What Can You Expect Values to Do?
Someone else at that dinner said that values are nice in theory and make for a more collegial workplace, but they don’t impact the bottom line. I strongly disagree.
Values have significant business impact. As I’ve noted when writing about culture previously, values come from organizational beliefs. These values give rise to behaviors. If those behaviors are successful in meeting business goals and objectives and maintaining an engaged, successful workforce, they are sustained. If they are found to be unsuccessful, leaders and team members return to the roots of the culture “tree” to develop new behaviors that then give rise to new beliefs, values, and behaviors.
These behaviors are how work gets done. When core values are more than just talk, the impact is undeniable:
- Higher employee engagement and performance. Aligned employees are more motivated, productive, and committed to the organization’s success.
- Stronger brands and loyal customers. Customers can tell when a business walks its talk and that earned trust gets rewarded it with continued loyalty.
- Attracting and retaining top talent. Values-driven organizations naturally draw great people. And they are able to keep them, giving them a strong competitive advantage of talent plus longevity.

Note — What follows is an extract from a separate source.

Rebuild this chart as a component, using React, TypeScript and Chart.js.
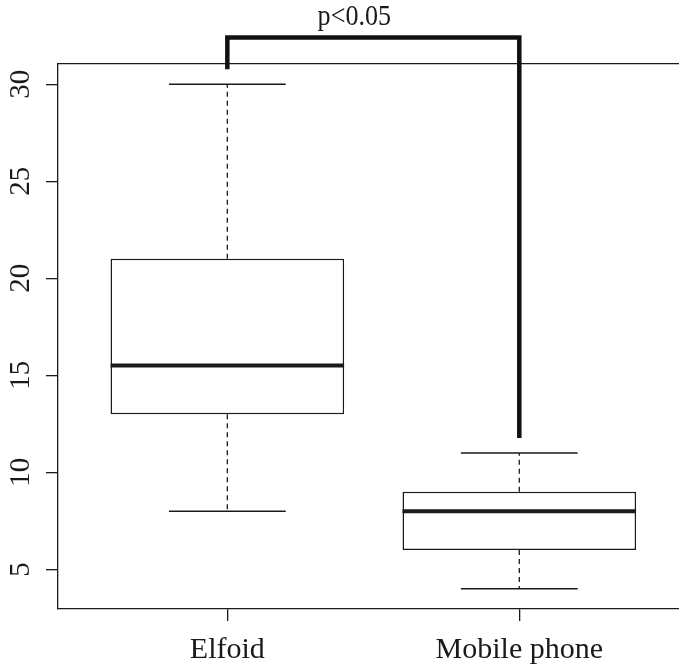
import React, { useEffect, useRef } from "react";
import { Chart, registerables } from "chart.js";

Chart.register(...registerables);

// Five-number summaries per group
const CATEGORIES = ["Elfoid", "Mobile phone"];
const WHISKER_LOW = [8, 4];
const Q1 = [13, 6];
const MEDIAN = [15.5, 8];
const Q3 = [21, 9];
const WHISKER_HIGH = [30, 11];

// Axes
const Y_TICKS = [5, 10, 15, 20, 25, 30];
const Y_RANGE = [2.96, 31.04];
const X_RANGE = [0.42, 2.547];

// Significance bracket: group positions, then left foot / bar / right foot heights
const BRACKET_X = [1, 2];
const BRACKET_Y = [30.77, 32.41, 11.77];
const P_LABEL = "p<0.05";
const P_LABEL_X = 1.435;

const INK = "#1a1a1a";
const SERIF = '"Liberation Serif", "Times New Roman", serif';
const BOX_HALF = 0.4;
const CAP_HALF = 0.2;

type Pt = { x: number; y: number | null };

function segments(build: (i: number) => [Pt, Pt][]): Pt[] {
  const out: Pt[] = [];
  CATEGORIES.forEach((_, i) => {
    build(i).forEach(([a, b]) => {
      out.push(a, b, { x: b.x, y: null });
    });
  });
  return out;
}

const yLabelPlugin = {
  id: "yLabels",
  afterDraw(chart: any) {
    const { ctx, chartArea } = chart;
    const y = chart.scales.y;
    ctx.save();
    ctx.font = `29px ${SERIF}`;
    ctx.fillStyle = INK;
    ctx.textAlign = "center";
    ctx.textBaseline = "alphabetic";
    y.ticks.forEach((t: any) => {
      const py = y.getPixelForValue(t.value);
      ctx.save();
      ctx.translate(chartArea.left - 29, py);
      ctx.rotate(-Math.PI / 2);
      ctx.fillText(String(t.value), 0, 0);
      ctx.restore();
    });
    ctx.restore();
  },
};

const bracketPlugin = {
  id: "bracket",
  afterDraw(chart: any) {
    const { ctx } = chart;
    const xs = chart.scales.x;
    const ys = chart.scales.y;
    const x1 = xs.getPixelForValue(BRACKET_X[0]);
    const x2 = xs.getPixelForValue(BRACKET_X[1]);
    const yL = ys.getPixelForValue(BRACKET_Y[0]);
    const yTop = ys.getPixelForValue(BRACKET_Y[1]);
    const yR = ys.getPixelForValue(BRACKET_Y[2]);
    ctx.save();
    ctx.strokeStyle = "#111";
    ctx.lineWidth = 4.5;
    ctx.lineJoin = "miter";
    ctx.lineCap = "butt";
    ctx.beginPath();
    ctx.moveTo(x1, yL);
    ctx.lineTo(x1, yTop);
    ctx.lineTo(x2, yTop);
    ctx.lineTo(x2, yR);
    ctx.stroke();
    // slightly condensed serif for the p-value label
    const lx = xs.getPixelForValue(P_LABEL_X);
    ctx.translate(lx, yTop - 12);
    ctx.scale(0.9, 1);
    ctx.font = `29px ${SERIF}`;
    ctx.fillStyle = INK;
    ctx.textAlign = "center";
    ctx.textBaseline = "alphabetic";
    ctx.fillText(P_LABEL, 0, 0);
    ctx.restore();
  },
};

export default function App() {
  const canvasRef = useRef<HTMLCanvasElement | null>(null);

  useEffect(() => {
    if (!canvasRef.current) return;

    const boxes = CATEGORIES.map((_, i) => ({ x: i + 1, y: [Q1[i], Q3[i]] }));
    const medians = segments((i) => [
      [
        { x: i + 1 - BOX_HALF, y: MEDIAN[i] },
        { x: i + 1 + BOX_HALF, y: MEDIAN[i] },
      ],
    ]);
    const whiskers = segments((i) => [
      [
        { x: i + 1, y: Q3[i] },
        { x: i + 1, y: WHISKER_HIGH[i] },
      ],
      [
        { x: i + 1, y: Q1[i] },
        { x: i + 1, y: WHISKER_LOW[i] },
      ],
    ]);
    const caps = segments((i) => [
      [
        { x: i + 1 - CAP_HALF, y: WHISKER_HIGH[i] },
        { x: i + 1 + CAP_HALF, y: WHISKER_HIGH[i] },
      ],
      [
        { x: i + 1 - CAP_HALF, y: WHISKER_LOW[i] },
        { x: i + 1 + CAP_HALF, y: WHISKER_LOW[i] },
      ],
    ]);

    const lineBase = {
      type: "line" as const,
      pointRadius: 0,
      pointHoverRadius: 0,
      fill: false,
      tension: 0,
      spanGaps: false,
      borderColor: INK,
    };

    const chart = new Chart(canvasRef.current, {
      type: "bar",
      data: {
        datasets: [
          { ...lineBase, data: medians as any, borderWidth: 4 },
          {
            type: "bar",
            data: boxes as any,
            backgroundColor: "#ffffff",
            borderColor: INK,
            borderWidth: 1.5,
            borderSkipped: false,
            categoryPercentage: 1,
            barPercentage: BOX_HALF * 2,
          },
          { ...lineBase, data: caps as any, borderWidth: 1.5 },
          { ...lineBase, data: whiskers as any, borderWidth: 1.3, borderDash: [5, 4] },
        ] as any,
      },
      options: {
        animation: false,
        responsive: false,
        devicePixelRatio: 1,
        layout: { padding: 0 },
        plugins: { legend: { display: false }, tooltip: { enabled: false } },
        events: [],
        scales: {
          x: {
            type: "linear",
            position: "bottom",
            offset: false,
            min: X_RANGE[0],
            max: X_RANGE[1],
            afterBuildTicks: (s: any) => {
              s.ticks = CATEGORIES.map((_, i) => ({ value: i + 1 }));
            },
            afterFit: (s: any) => {
              s.height = 61;
            },
            ticks: {
              callback: (v: any) => CATEGORIES[Math.round(Number(v)) - 1] ?? "",
              font: { family: SERIF, size: 30 },
              color: INK,
              padding: 11,
              maxRotation: 0,
              autoSkip: false,
            },
            grid: {
              offset: false,
              drawOnChartArea: false,
              drawTicks: true,
              tickLength: 12,
              color: INK,
              lineWidth: 1.3,
            },
            border: { display: true, color: INK, width: 1.3 },
          },
          x2: {
            type: "linear",
            position: "top",
            display: true,
            offset: false,
            min: X_RANGE[0],
            max: X_RANGE[1],
            afterFit: (s: any) => {
              s.height = 64;
            },
            ticks: { display: false },
            grid: { display: false, drawTicks: false, offset: false },
            border: { display: true, color: INK, width: 1.3 },
          },
          y: {
            type: "linear",
            min: Y_RANGE[0],
            max: Y_RANGE[1],
            afterBuildTicks: (s: any) => {
              s.ticks = Y_TICKS.map((v) => ({ value: v }));
            },
            afterFit: (s: any) => {
              s.width = 58;
            },
            ticks: { display: false },
            grid: {
              drawOnChartArea: false,
              drawTicks: true,
              tickLength: 12,
              color: INK,
              lineWidth: 1.3,
            },
            border: { display: true, color: INK, width: 1.3 },
          },
        },
      },
      plugins: [yLabelPlugin, bracketPlugin],
    });

    return () => chart.destroy();
  }, []);

  return (
    <div
      style={{
        position: "fixed",
        left: 0,
        top: 0,
        width: 679,
        height: 670,
        background: "#ffffff",
      }}
    >
      <canvas ref={canvasRef} width={679} height={670} />
    </div>
  );
}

- Better Teamwork and Innovation: Shared values create unity, making collaboration more natural and effective.
- Stability During Change: In uncertain times, core values provide consistency and a clear path forward, helping teams stay focused and resilient.
- Increased Profitability: A Gallup study noted that companies that align employee behaviors with core values see better than a 20% increase in profitability.

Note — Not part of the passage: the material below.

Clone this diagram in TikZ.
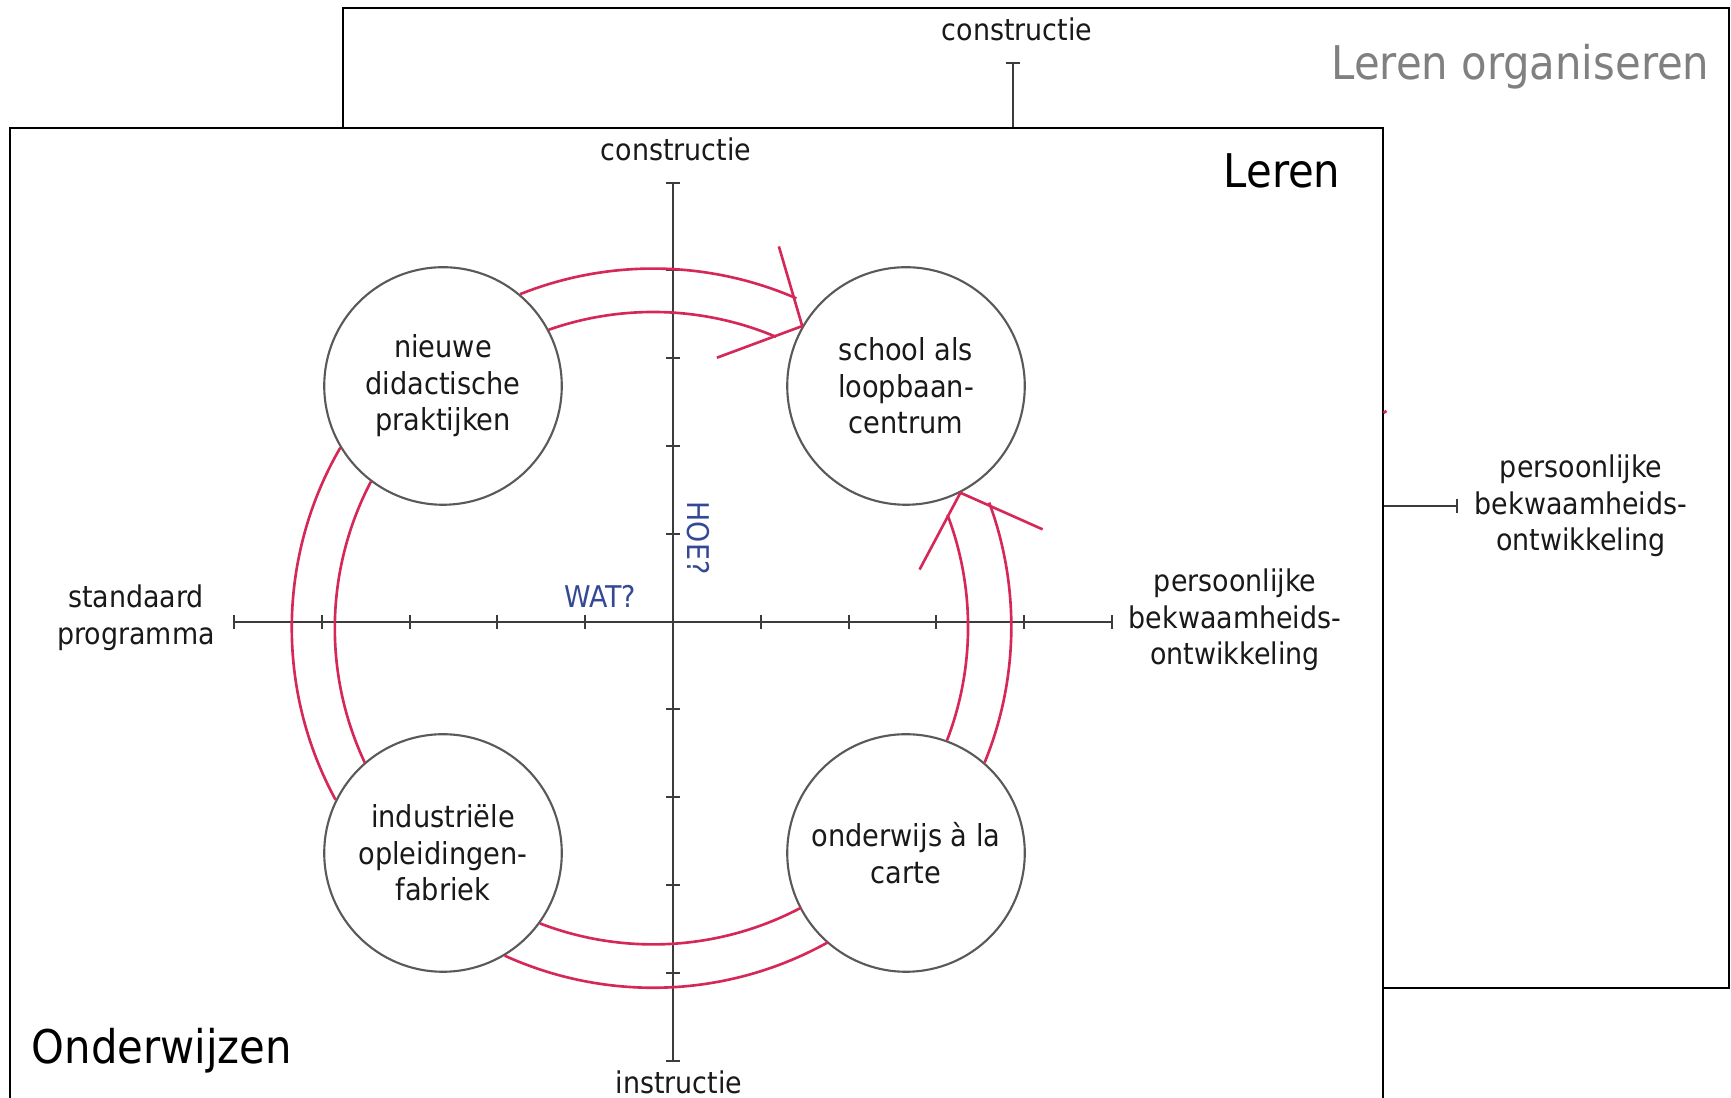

Measuring success isn’t just about hitting financial targets. It’s also about understanding whether your organization’s culture and values are truly driving performance. A well-defined process for assessing success should capture employee engagement and the overall effectiveness of collaboration. If you’re hearing consistent feedback about lack of engagement, difficulty navigating conflict, or an uptick in employee concerns, it’s a signal to pause and reassess. Are your core values acting as guideposts, shaping the behaviors and decisions that lead to innovation, collaboration, and growth? If employees feel unprepared, uninspired, or unsupported, the issue may not be strategy. It may be misalignment between the values of the organization and how they’re being lived day to day.
This alignment becomes even more critical when shaping leadership. Organizations that expect cross-functional collaboration of their leaders don’t just look for technical expertise. They seek individuals who can work seamlessly across departments, leveraging marketing intelligence, sales, M&A, and operations to drive collective success. The best leaders aren’t just skilled in their own lane; they’re connectors, problem solvers, and information-seekers. When a company makes it clear that leadership means breaking down silos and empowering others, it builds a culture in which strengths get amplified and the organization as a whole is positioned to outperform the competition.
Living Values
Core values are the compass that guides an organization’s culture, decision-making, and long-term success. But they require action.
Pull core values out of the handbook and into decisions and interactions. Live them, and they’ll strengthen every aspect of an organization.